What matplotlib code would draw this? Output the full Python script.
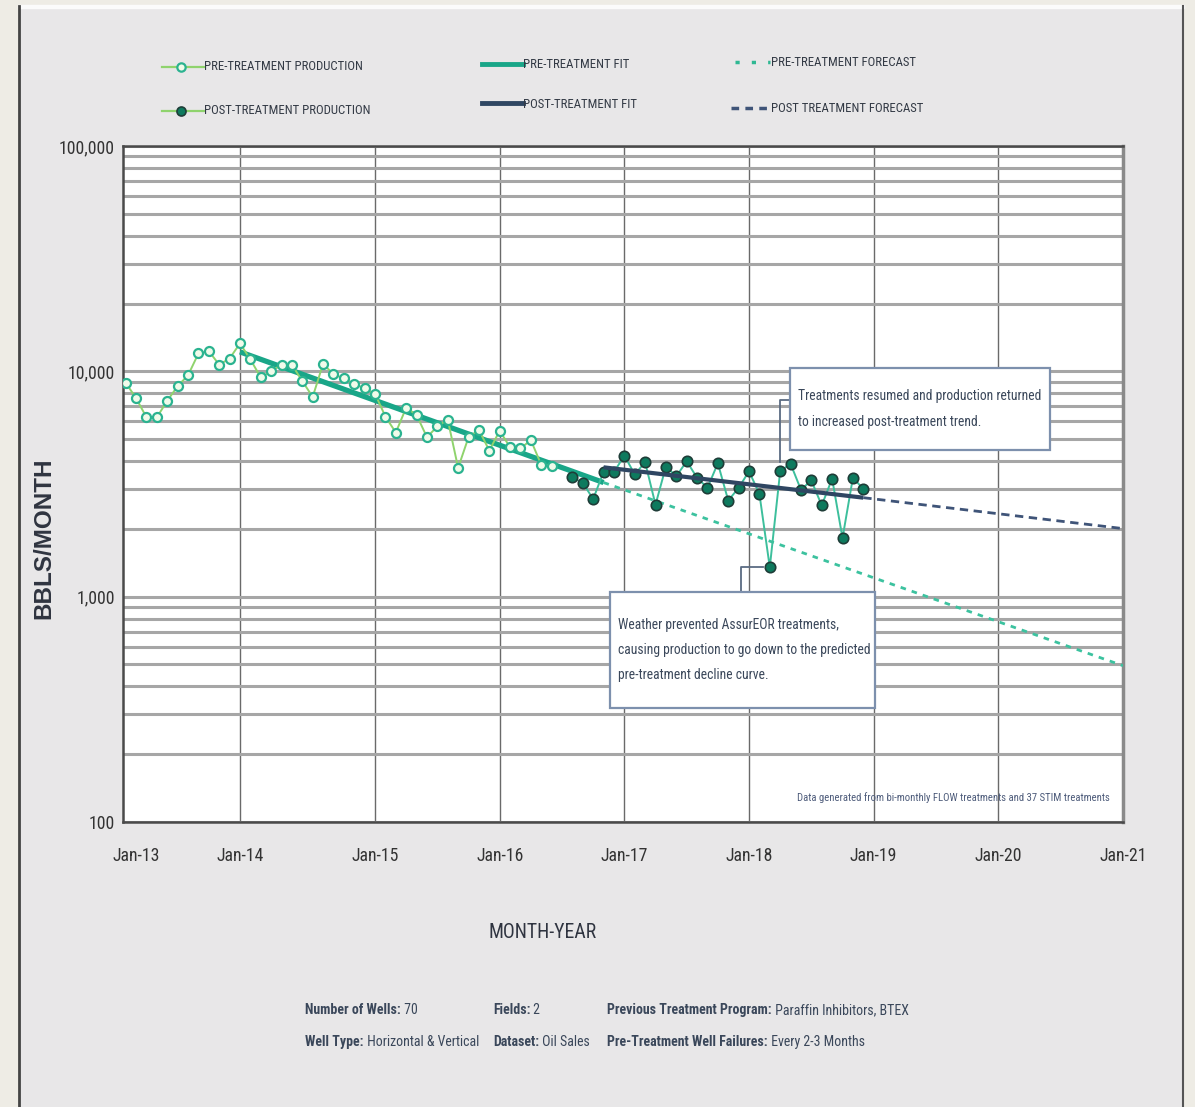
import matplotlib
matplotlib.use("Agg")
import matplotlib.pyplot as plt
from matplotlib import font_manager
from matplotlib.lines import Line2D
from matplotlib.patches import Rectangle
from matplotlib.ticker import FuncFormatter, LogLocator, NullFormatter


def pick_font(names):
    for n in names:
        try:
            font_manager.findfont(font_manager.FontProperties(family=n), fallback_to_default=False)
            return n
        except ValueError:
            pass
    return "DejaVu Sans"


NARROW = pick_font(["Liberation Sans Narrow", "Roboto Condensed", "DejaVu Sans"])
BOLD_SANS = pick_font(["Liberation Sans", "DejaVu Sans"])

# months counted from the first production month
pre_month = list(range(0, 42))
pre_bbls = [8900, 7600, 6250, 6250, 7400, 8600, 9600, 12000, 12300, 10700, 11400, 13300,
            11300, 9400, 10000, 10700, 10700, 9050, 7700, 10800, 9700, 9300, 8800, 8400,
            7950, 6300, 5350, 6900, 6400, 5100, 5700, 6100, 3730, 5100, 5500, 4450,
            5450, 4600, 4550, 4950, 3850, 3820]

post_month = list(range(43, 72))
post_bbls = [3380, 3200, 2710, 3590, 3570, 4230, 3490, 3950, 2560, 3780, 3420, 3990,
             3370, 3040, 3910, 2670, 3040, 3600, 2860, 1350, 3600, 3890, 2980, 3280,
             2540, 3340, 1820, 3370, 3010]

pre_fit_month = [11, 46]
pre_fit_bbls = [12200, 3210]
pre_fcst_month = [46, 96]
pre_fcst_bbls = [3210, 494]

post_fit_month = [46, 71]
post_fit_bbls = [3750, 2750]
post_fcst_month = [71, 96]
post_fcst_bbls = [2750, 2005]

tick_month = [1, 11, 24, 36, 48, 60, 72, 84, 96]
tick_labels = ["Jan-13", "Jan-14", "Jan-15", "Jan-16", "Jan-17", "Jan-18", "Jan-19", "Jan-20", "Jan-21"]

PRE_LINE = "#8fd36d"
PRE_EDGE = "#2bb390"
PRE_FACE = "#f1fbea"
POST_LINE = "#3dbf9c"
POST_FACE = "#0e7a5e"
POST_EDGE = "#1f3d38"
PRE_FIT = "#19a688"
POST_FIT = "#2f4662"
TEXT = "#3a475a"

W, H = 1195, 1107
fig = plt.figure(figsize=(W / 100, H / 100), dpi=100, facecolor="#e8e7e8")


def fx(px):
    return px / W


def fy(py):
    return 1 - py / H


# page edges
fig.patches.append(Rectangle((0, 0), fx(18), 1, transform=fig.transFigure, color="#eeece5", zorder=0))
fig.patches.append(Rectangle((fx(1184), 0), 1, 1, transform=fig.transFigure, color="#eeece5", zorder=0))
fig.patches.append(Rectangle((0, fy(5)), 1, 1, transform=fig.transFigure, color="#eeece5", zorder=0))
fig.patches.append(Rectangle((fx(18), fy(8)), fx(1184) - fx(18), fy(5) - fy(8),
                             transform=fig.transFigure, color="#fbfbfb", zorder=0))
fig.add_artist(Line2D([fx(19), fx(19)], [0, fy(6)], transform=fig.transFigure, color="#444444", lw=2))
fig.add_artist(Line2D([fx(1183), fx(1183)], [0, fy(6)], transform=fig.transFigure, color="#555555", lw=1.5))

ax = fig.add_axes([fx(123), fy(822), fx(1123) - fx(123), fy(146) - fy(822)])
ax.set_facecolor("white")
ax.set_yscale("log")
ax.set_ylim(100, 100000)
ax.set_xlim(-0.26, 96)

ax.yaxis.set_major_locator(LogLocator(base=10))
ax.yaxis.set_minor_locator(LogLocator(base=10, subs=range(2, 10)))
ax.yaxis.set_minor_formatter(NullFormatter())
ax.yaxis.set_major_formatter(FuncFormatter(lambda v, p: f"{v:,.0f}"))
ax.grid(True, axis="y", which="both", color="#a6a6a6", lw=2.2, zorder=1)
for m in tick_month[1:-1]:
    ax.axvline(m, color="#6a6a6a", lw=1, zorder=1)

ax.set_xticks(tick_month)
ax.set_xticklabels(tick_labels)
ax.tick_params(axis="both", which="both", length=0, labelsize=12.8, labelcolor="#333333")
ax.tick_params(axis="x", pad=18)
ax.tick_params(axis="y", pad=6)
for lab in ax.get_xticklabels() + ax.get_yticklabels():
    lab.set_fontfamily(NARROW)

for side in ["top", "left", "bottom"]:
    ax.spines[side].set_color("#4a4a4a")
    ax.spines[side].set_linewidth(1.8)
ax.spines["right"].set_color("#8a8a8a")
ax.spines["right"].set_linewidth(2.5)

# forecasts and fits
ax.plot(pre_fcst_month, pre_fcst_bbls, color="#3cc29f", lw=2, ls=(0, (2, 2.2)), zorder=3)
ax.plot(post_fcst_month, post_fcst_bbls, color="#3f5478", lw=2, ls=(0, (3, 2)), zorder=3)
ax.plot(pre_fit_month, pre_fit_bbls, color=PRE_FIT, lw=3.8, solid_capstyle="butt", zorder=4)

# production
ax.plot(pre_month, pre_bbls, color=PRE_LINE, lw=1.4, marker="o", ms=6.5,
        mfc=PRE_FACE, mec=PRE_EDGE, mew=1.6, zorder=5)
ax.plot(post_month, post_bbls, color=POST_LINE, lw=1.4, marker="o", ms=7.5,
        mfc=POST_FACE, mec=POST_EDGE, mew=1.2, zorder=5)
ax.plot(post_fit_month, post_fit_bbls, color=POST_FIT, lw=3, solid_capstyle="butt", zorder=6)

ax.set_ylabel("BBLS/MONTH", fontsize=17.5, fontweight="bold", color="#2f3440",
              family=BOLD_SANS)
ax.yaxis.set_label_coords(-0.068, 0.42)
fig.text(fx(543), fy(932), "MONTH-YEAR", ha="center", va="center", fontsize=14.2,
         family=NARROW, color="#2f3440")

# note inside the plot area
ax.text(0.987, 0.036, "Data generated from bi-monthly FLOW treatments and 37 STIM treatments",
        transform=ax.transAxes, ha="right", va="center", fontsize=7.7, family=NARROW,
        color="#4d5b7a", zorder=7)

# callouts


def callout(x0, y0, x1, y1, lines, leader, spacing):
    ax.add_patch(Rectangle((x0, y0), x1 - x0, y1 - y0, transform=ax.transAxes,
                           facecolor="white", edgecolor="#7d90ad", lw=1.6, zorder=8, clip_on=False))
    ax.text(x0 + 0.008, (y0 + y1) / 2, "\n".join(lines), transform=ax.transAxes,
            ha="left", va="center", fontsize=9.8, family=NARROW, color=TEXT,
            linespacing=spacing, zorder=9)
    ax.plot(leader[0], leader[1], transform=ax.transAxes, color="#5b6b82", lw=1.3,
            zorder=7, clip_on=False)


callout(0.667, 0.5503, 0.927, 0.6716,
        ["Treatments resumed and production returned", "to increased post-treatment trend."],
        ([0.667, 0.657, 0.657], [0.6243, 0.6243, 0.5325]), 2.15)
callout(0.487, 0.1686, 0.752, 0.3402,
        ["Weather prevented AssurEOR treatments,",
         "causing production to go down to the predicted",
         "pre-treatment decline curve."],
        ([0.618, 0.618, 0.640], [0.3402, 0.3772, 0.3772]), 2.0)

# legend
leg_size = 9.2


def leg_text(px, py, s):
    fig.text(fx(px), fy(py), s, ha="left", va="center", fontsize=leg_size,
             family=NARROW, color="#333a45")


fig.add_artist(Line2D([fx(162), fx(204)], [fy(67), fy(67)], transform=fig.transFigure,
                      color=PRE_LINE, lw=1.6))
fig.add_artist(Line2D([fx(181)], [fy(67)], transform=fig.transFigure, marker="o", ms=6,
                      mfc=PRE_FACE, mec=PRE_EDGE, mew=1.6))
leg_text(204, 67, "PRE-TREATMENT PRODUCTION")
fig.add_artist(Line2D([fx(162), fx(204)], [fy(111), fy(111)], transform=fig.transFigure,
                      color=PRE_LINE, lw=1.6))
fig.add_artist(Line2D([fx(181)], [fy(111)], transform=fig.transFigure, marker="o", ms=6.5,
                      mfc=POST_FACE, mec=POST_EDGE, mew=1.2))
leg_text(204, 111, "POST-TREATMENT PRODUCTION")

fig.add_artist(Line2D([fx(482), fx(523)], [fy(64), fy(64)], transform=fig.transFigure,
                      color=PRE_FIT, lw=3.5))
leg_text(523, 64, "PRE-TREATMENT FIT")
fig.add_artist(Line2D([fx(482), fx(523)], [fy(103), fy(103)], transform=fig.transFigure,
                      color=POST_FIT, lw=3.5))
leg_text(523, 104, "POST-TREATMENT FIT")

fig.add_artist(Line2D([fx(735), fx(770)], [fy(62), fy(62)], transform=fig.transFigure,
                      color="#2fb893", lw=2.5, ls=(0, (1.2, 3.5))))
leg_text(771, 62, "PRE-TREATMENT FORECAST")
fig.add_artist(Line2D([fx(731), fx(770)], [fy(108), fy(108)], transform=fig.transFigure,
                      color="#3f5478", lw=2.5, ls=(0, (2.2, 1.8))))
leg_text(771, 108, "POST TREATMENT FORECAST")

# well summary
summary = [
    (305, 1010, "Number of Wells:", "70"),
    (305, 1042, "Well Type:", "Horizontal & Vertical"),
    (493, 1010, "Fields:", "2"),
    (493, 1042, "Dataset:", "Oil Sales"),
    (607, 1010, "Previous Treatment Program:", "Paraffin Inhibitors, BTEX"),
    (607, 1042, "Pre-Treatment Well Failures:", "Every 2-3 Months"),
]
for px, py, key, val in summary:
    t = fig.text(fx(px), fy(py), key, ha="left", va="center", fontsize=10,
                 family=NARROW, fontweight="bold", color=TEXT)
    ax.annotate(" " + val, xy=(1, 0.5), xycoords=t, ha="left", va="center", fontsize=10,
                family=NARROW, color=TEXT, annotation_clip=False)

fig.savefig("out.png", dpi=100, facecolor=fig.get_facecolor())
::::::
> **TASK DIRECTIONS**: Look through the lines above and collect those with the word "matplotlib".

> **SOLUTION FOR THIS PROBLEM**:
What matplotlib code would draw this? Output the full Python script.
import matplotlib
matplotlib.use("Agg")
import matplotlib.pyplot as plt
from matplotlib import font_manager
from matplotlib.lines import Line2D
from matplotlib.patches import Rectangle
from matplotlib.ticker import FuncFormatter, LogLocator, NullFormatter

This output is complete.